» **Exercise data**:
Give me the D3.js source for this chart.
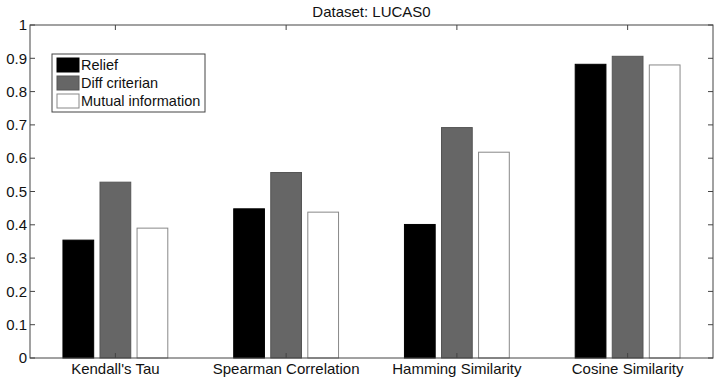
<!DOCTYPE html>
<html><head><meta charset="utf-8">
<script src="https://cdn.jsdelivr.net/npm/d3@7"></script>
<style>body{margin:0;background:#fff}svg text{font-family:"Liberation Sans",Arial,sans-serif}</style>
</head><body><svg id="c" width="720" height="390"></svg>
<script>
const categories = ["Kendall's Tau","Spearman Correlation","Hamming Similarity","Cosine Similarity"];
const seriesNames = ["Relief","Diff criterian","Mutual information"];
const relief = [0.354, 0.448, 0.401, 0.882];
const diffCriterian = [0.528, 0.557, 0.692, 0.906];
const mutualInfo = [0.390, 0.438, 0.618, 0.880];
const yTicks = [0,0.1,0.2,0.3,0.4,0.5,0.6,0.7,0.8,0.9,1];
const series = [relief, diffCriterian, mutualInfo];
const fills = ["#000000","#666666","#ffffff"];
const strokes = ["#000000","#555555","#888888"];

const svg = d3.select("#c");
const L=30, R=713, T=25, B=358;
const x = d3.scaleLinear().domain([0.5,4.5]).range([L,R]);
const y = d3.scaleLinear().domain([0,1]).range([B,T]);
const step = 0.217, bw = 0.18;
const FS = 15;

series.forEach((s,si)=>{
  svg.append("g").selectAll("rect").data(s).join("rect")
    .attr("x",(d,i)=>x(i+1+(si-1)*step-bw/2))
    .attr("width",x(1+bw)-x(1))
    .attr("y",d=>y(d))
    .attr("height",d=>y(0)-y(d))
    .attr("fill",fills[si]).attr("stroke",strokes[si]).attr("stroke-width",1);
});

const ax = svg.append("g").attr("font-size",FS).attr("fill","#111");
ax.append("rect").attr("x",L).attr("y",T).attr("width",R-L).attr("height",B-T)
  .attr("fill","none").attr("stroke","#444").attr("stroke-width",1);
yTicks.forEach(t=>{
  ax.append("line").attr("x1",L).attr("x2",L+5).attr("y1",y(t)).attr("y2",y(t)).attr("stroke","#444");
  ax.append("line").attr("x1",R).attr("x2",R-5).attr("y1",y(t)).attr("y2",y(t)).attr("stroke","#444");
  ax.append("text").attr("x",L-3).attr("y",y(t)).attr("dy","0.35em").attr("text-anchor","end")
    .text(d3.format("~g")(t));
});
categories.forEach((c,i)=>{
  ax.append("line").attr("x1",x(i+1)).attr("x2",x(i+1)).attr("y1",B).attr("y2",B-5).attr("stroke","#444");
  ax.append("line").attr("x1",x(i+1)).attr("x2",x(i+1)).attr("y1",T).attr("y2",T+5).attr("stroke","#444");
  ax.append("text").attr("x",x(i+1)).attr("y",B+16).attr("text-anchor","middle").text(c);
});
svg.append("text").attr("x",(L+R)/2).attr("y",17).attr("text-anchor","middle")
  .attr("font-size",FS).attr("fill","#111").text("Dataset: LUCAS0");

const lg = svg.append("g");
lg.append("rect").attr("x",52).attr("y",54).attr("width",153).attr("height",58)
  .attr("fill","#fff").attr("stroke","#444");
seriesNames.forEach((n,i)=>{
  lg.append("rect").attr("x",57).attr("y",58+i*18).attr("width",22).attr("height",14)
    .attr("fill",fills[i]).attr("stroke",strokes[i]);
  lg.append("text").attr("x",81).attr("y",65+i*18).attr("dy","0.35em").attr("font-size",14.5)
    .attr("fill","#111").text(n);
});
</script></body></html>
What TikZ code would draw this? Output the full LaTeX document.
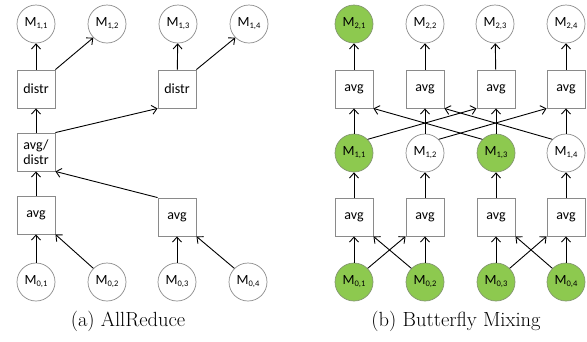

» **Problem details**:
Note how many lines in the material hold the word "this", and give that number with nothing added.

» **Final result**:
2